**GIVEN INSTRUCTION:** Omit all images, then return the remaining material exactly as it stands.

**SUPPLIED INFORMATION:**
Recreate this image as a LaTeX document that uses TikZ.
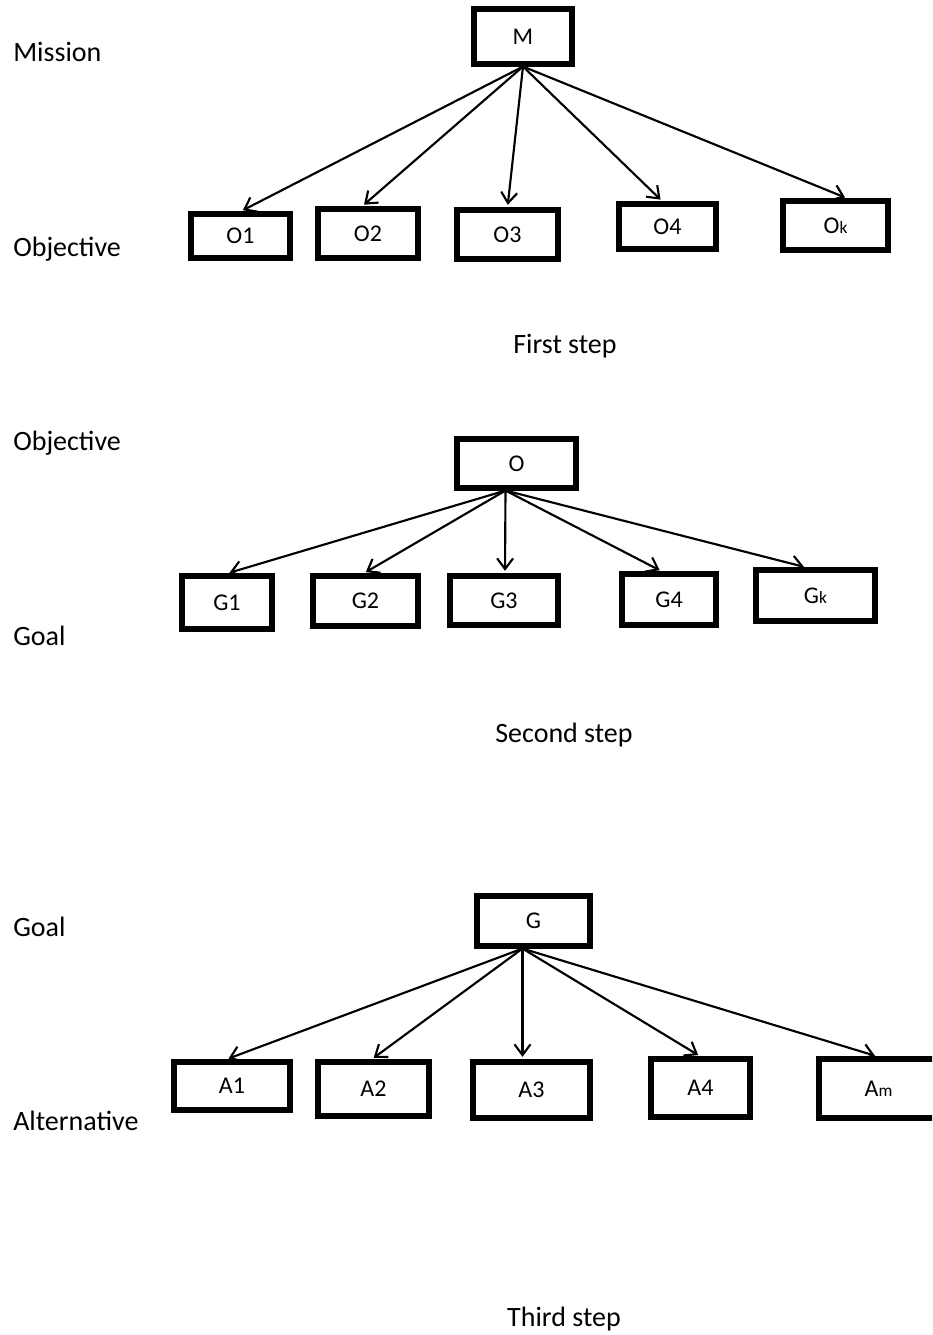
\documentclass[tikz,border=0pt]{standalone}
\usepackage{fontspec}
\setmainfont{Carlito}
\usetikzlibrary{arrows.meta,calc}
\newcommand\smallsub[1]{{\fontsize{13}{13}\selectfont #1}}
\tikzset{
  box/.style={draw, line width=3.8pt, rectangle, inner sep=0pt, font=\fontsize{18}{21}\selectfont},
  lbl/.style={anchor=base west, inner sep=0pt, font=\fontsize{21}{25}\selectfont},
  steplbl/.style={anchor=base, inner sep=0pt, font=\fontsize{21}{25}\selectfont},
  conn/.style={line width=1.6pt, -{Straight Barb[length=8pt,width=12pt,line width=1.6pt]}, shorten >=2pt}
}
\begin{document}
\begin{tikzpicture}[x=0.75pt,y=-0.75pt]
\useasboundingbox (0,0) rectangle (932,1335);
\clip (0,0) rectangle (932,1335);
% ---------- First step
\node[lbl] (lmission) at (13,61) {Mission};
\node[lbl] (lobj1) at (13,256) {Objective};
\node[steplbl] (s1) at (565,353) {First step};
\node[box, minimum width=98*0.75pt, minimum height=55*0.75pt] (M) at (523,36.5) {M};
\node[box, minimum width=99*0.75pt, minimum height=44*0.75pt] (O1) at (240.5,236) {O1};
\node[box, minimum width=100*0.75pt, minimum height=49*0.75pt] (O2) at (368,233.5) {O2};
\node[box, minimum width=101*0.75pt, minimum height=49*0.75pt] (O3) at (507.5,234.5) {O3};
\node[box, minimum width=97*0.75pt, minimum height=45*0.75pt] (O4) at (667.5,226.5) {O4};
\node[box, minimum width=105*0.75pt, minimum height=49*0.75pt] (Ok) at (835.5,225.5) {O\smallsub{k}};
\draw[conn] (M.south) -- (O1.north);
\draw[conn] (M.south) -- ($(O2.north)+(-6,0)$);
\draw[conn] (M.south) -- (O3.north);
\draw[conn] (M.south) -- ($(O4.north)+(-5,0)$);
\draw[conn] (M.south) -- ($(Ok.north)+(12,0)$);
% ---------- Second step
\node[lbl] (lobj2) at (13,450) {Objective};
\node[lbl] (lgoal1) at (13,645) {Goal};
\node[steplbl] (s2) at (564,742) {Second step};
\node[box, minimum width=119*0.75pt, minimum height=49*0.75pt] (O) at (516.5,463.5) {O};
\node[box, minimum width=90*0.75pt, minimum height=53*0.75pt] (G1) at (227,602.5) {G1};
\node[box, minimum width=105*0.75pt, minimum height=50*0.75pt] (G2) at (365.5,601) {G2};
\node[box, minimum width=108*0.75pt, minimum height=49*0.75pt] (G3) at (504,600.5) {G3};
\node[box, minimum width=94*0.75pt, minimum height=51*0.75pt] (G4) at (669,599.5) {G4};
\node[box, minimum width=119*0.75pt, minimum height=51*0.75pt] (Gk) at (815.5,595.5) {G\smallsub{k}};
\coordinate (Os) at ($(O.south)+(-11,0)$);
\draw[conn] (Os) -- (G1.north);
\draw[conn] (Os) -- ($(G2.north)+(-2,0)$);
\draw[conn] (Os) -- ($(G3.north)+(1,0)$);
\draw[conn] (Os) -- ($(G4.north)+(-7,0)$);
\draw[conn] (Os) -- ($(Gk.north)+(-9,0)$);
% ---------- Third step
\node[lbl] (lgoal2) at (13,936) {Goal};
\node[lbl] (lalt) at (13,1130) {Alternative};
\node[steplbl] (s3) at (564,1326) {Third step};
\node[box, minimum width=113*0.75pt, minimum height=50*0.75pt] (G) at (533.5,921) {G};
\node[box, minimum width=116*0.75pt, minimum height=48*0.75pt] (A1) at (232,1086) {A1};
\node[box, minimum width=111*0.75pt, minimum height=54*0.75pt] (A2) at (373.5,1089) {A2};
\node[box, minimum width=117*0.75pt, minimum height=56*0.75pt] (A3) at (531.5,1090) {A3};
\node[box, minimum width=99*0.75pt, minimum height=58*0.75pt] (A4) at (700.5,1088) {A4};
\node[box, minimum width=119*0.75pt, minimum height=59*0.75pt] (Am) at (878.5,1088.5) {A\smallsub{m}};
\coordinate (Gs) at ($(G.south)+(-11,0)$);
\draw[conn] (Gs) -- ($(A1.north)+(-6,0)$);
\draw[conn] (Gs) -- ($(A2.north)+(-2,0)$);
\draw[conn] (Gs) -- ($(A3.north)+(-9,0)$);
\draw[conn] (Gs) -- (A4.north);
\draw[conn] (Gs) -- ($(Am.north)+(-1,0)$);
\end{tikzpicture}
\end{document}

**SOLUTION:**
Recreate this image as a LaTeX document that uses TikZ.
\documentclass[tikz,border=0pt]{standalone}
\usepackage{fontspec}
\setmainfont{Carlito}
\usetikzlibrary{arrows.meta,calc}
\newcommand\smallsub[1]{{\fontsize{13}{13}\selectfont #1}}
\tikzset{
  box/.style={draw, line width=3.8pt, rectangle, inner sep=0pt, font=\fontsize{18}{21}\selectfont},
  lbl/.style={anchor=base west, inner sep=0pt, font=\fontsize{21}{25}\selectfont},
  steplbl/.style={anchor=base, inner sep=0pt, font=\fontsize{21}{25}\selectfont},
  conn/.style={line width=1.6pt, -{Straight Barb[length=8pt,width=12pt,line width=1.6pt]}, shorten >=2pt}
}
\begin{document}
\begin{tikzpicture}[x=0.75pt,y=-0.75pt]
\useasboundingbox (0,0) rectangle (932,1335);
\clip (0,0) rectangle (932,1335);
% ---------- First step
\node[lbl] (lmission) at (13,61) {Mission};
\node[lbl] (lobj1) at (13,256) {Objective};
\node[steplbl] (s1) at (565,353) {First step};
\node[box, minimum width=98*0.75pt, minimum height=55*0.75pt] (M) at (523,36.5) {M};
\node[box, minimum width=99*0.75pt, minimum height=44*0.75pt] (O1) at (240.5,236) {O1};
\node[box, minimum width=100*0.75pt, minimum height=49*0.75pt] (O2) at (368,233.5) {O2};
\node[box, minimum width=101*0.75pt, minimum height=49*0.75pt] (O3) at (507.5,234.5) {O3};
\node[box, minimum width=97*0.75pt, minimum height=45*0.75pt] (O4) at (667.5,226.5) {O4};
\node[box, minimum width=105*0.75pt, minimum height=49*0.75pt] (Ok) at (835.5,225.5) {O\smallsub{k}};
\draw[conn] (M.south) -- (O1.north);
\draw[conn] (M.south) -- ($(O2.north)+(-6,0)$);
\draw[conn] (M.south) -- (O3.north);
\draw[conn] (M.south) -- ($(O4.north)+(-5,0)$);
\draw[conn] (M.south) -- ($(Ok.north)+(12,0)$);
% ---------- Second step
\node[lbl] (lobj2) at (13,450) {Objective};
\node[lbl] (lgoal1) at (13,645) {Goal};
\node[steplbl] (s2) at (564,742) {Second step};
\node[box, minimum width=119*0.75pt, minimum height=49*0.75pt] (O) at (516.5,463.5) {O};
\node[box, minimum width=90*0.75pt, minimum height=53*0.75pt] (G1) at (227,602.5) {G1};
\node[box, minimum width=105*0.75pt, minimum height=50*0.75pt] (G2) at (365.5,601) {G2};
\node[box, minimum width=108*0.75pt, minimum height=49*0.75pt] (G3) at (504,600.5) {G3};
\node[box, minimum width=94*0.75pt, minimum height=51*0.75pt] (G4) at (669,599.5) {G4};
\node[box, minimum width=119*0.75pt, minimum height=51*0.75pt] (Gk) at (815.5,595.5) {G\smallsub{k}};
\coordinate (Os) at ($(O.south)+(-11,0)$);
\draw[conn] (Os) -- (G1.north);
\draw[conn] (Os) -- ($(G2.north)+(-2,0)$);
\draw[conn] (Os) -- ($(G3.north)+(1,0)$);
\draw[conn] (Os) -- ($(G4.north)+(-7,0)$);
\draw[conn] (Os) -- ($(Gk.north)+(-9,0)$);
% ---------- Third step
\node[lbl] (lgoal2) at (13,936) {Goal};
\node[lbl] (lalt) at (13,1130) {Alternative};
\node[steplbl] (s3) at (564,1326) {Third step};
\node[box, minimum width=113*0.75pt, minimum height=50*0.75pt] (G) at (533.5,921) {G};
\node[box, minimum width=116*0.75pt, minimum height=48*0.75pt] (A1) at (232,1086) {A1};
\node[box, minimum width=111*0.75pt, minimum height=54*0.75pt] (A2) at (373.5,1089) {A2};
\node[box, minimum width=117*0.75pt, minimum height=56*0.75pt] (A3) at (531.5,1090) {A3};
\node[box, minimum width=99*0.75pt, minimum height=58*0.75pt] (A4) at (700.5,1088) {A4};
\node[box, minimum width=119*0.75pt, minimum height=59*0.75pt] (Am) at (878.5,1088.5) {A\smallsub{m}};
\coordinate (Gs) at ($(G.south)+(-11,0)$);
\draw[conn] (Gs) -- ($(A1.north)+(-6,0)$);
\draw[conn] (Gs) -- ($(A2.north)+(-2,0)$);
\draw[conn] (Gs) -- ($(A3.north)+(-9,0)$);
\draw[conn] (Gs) -- (A4.north);
\draw[conn] (Gs) -- ($(Am.north)+(-1,0)$);
\end{tikzpicture}
\end{document}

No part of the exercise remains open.